I use this activity in a required, junior-level hydrology course for majors, but it could be adapted for use at any level.

Skills and concepts that students must have mastered

Students should have basic college writing skills.

How the activity is situated in the course

I present this approach during lecture early in the course, after students have begun their first assignment (lab or homework) but before the assignment is due.

Goals

Content/concepts goals for this activity

The primary goals of this activity are writing scientifically and understanding that writing is a process.

Higher order thinking skills goals for this activity

Critical thinking and critical writing integrated with the scientific method.
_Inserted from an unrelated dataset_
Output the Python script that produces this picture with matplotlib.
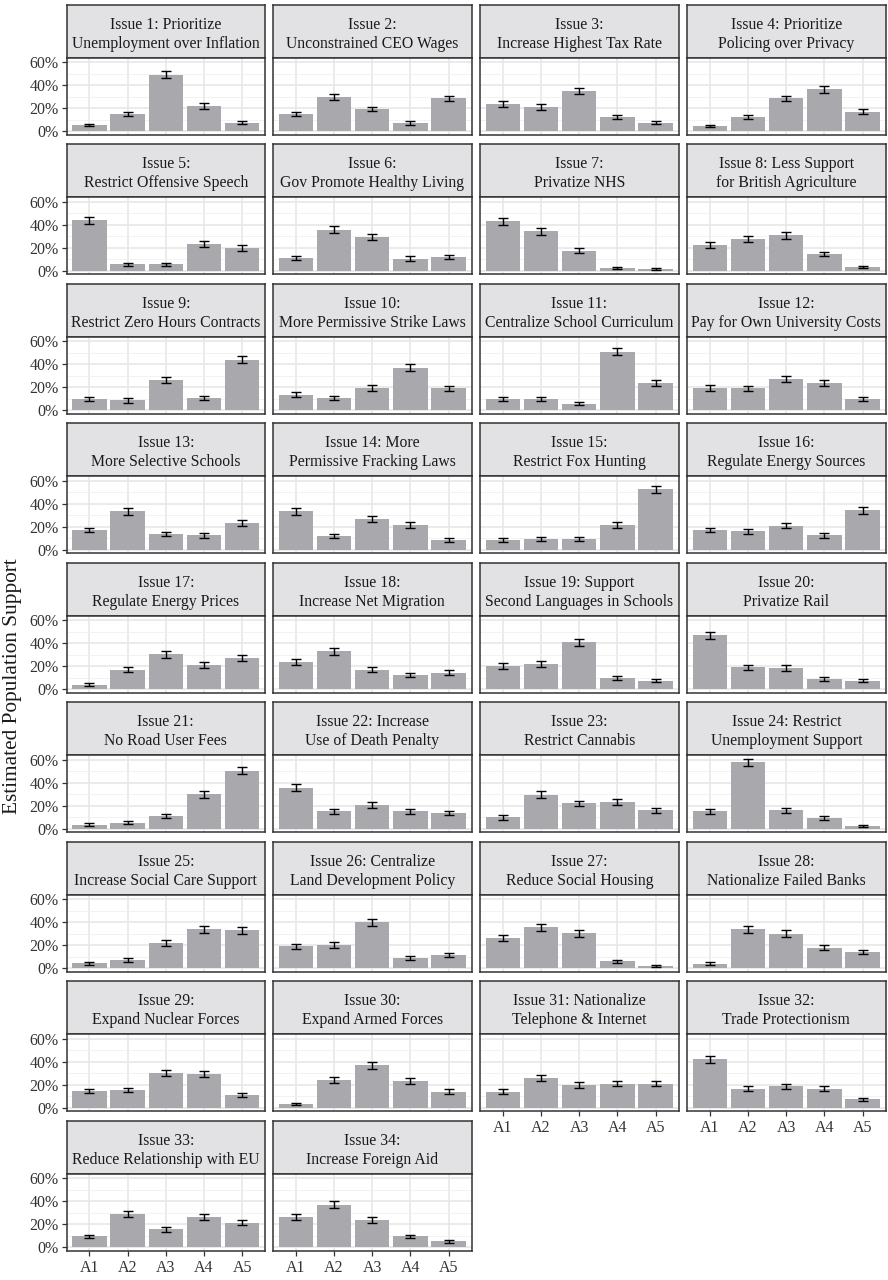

Other skills goals for this activity

Description of the activity/assignment

Students are introduced to a simple approach to scientific writing. To make the writing process immediately relevant to them, I present the approach after they have started the first assignment of the semester (whether lab or homework) but before it is due. Thus, students are more attentive to the presentation and are more invested in trying to apply the approach to a current assignment. As a class, we begin by answering the question "what did you do?" followed by answering the questions "who, what, where, when, how, and why?" as appropriate to develop the first paragraph/section. Next, we answer the question "what did you find?" followed by the questions "who, what, where, when, how, and why?" as appropriate to develop the second paragraph/section. Finally, we review what we have written and add the finishing touches (e.g., title, references, figures, etc.). Thus, students learn how to pose and answer basic questions that form the basis of a scientific report.

Determining whether students have met the goals

Students are required to use the writing approach for all assignments throughout the semester. The reports are graded based on completeness (i.e., all the appropriate questions have been answered) and correctness.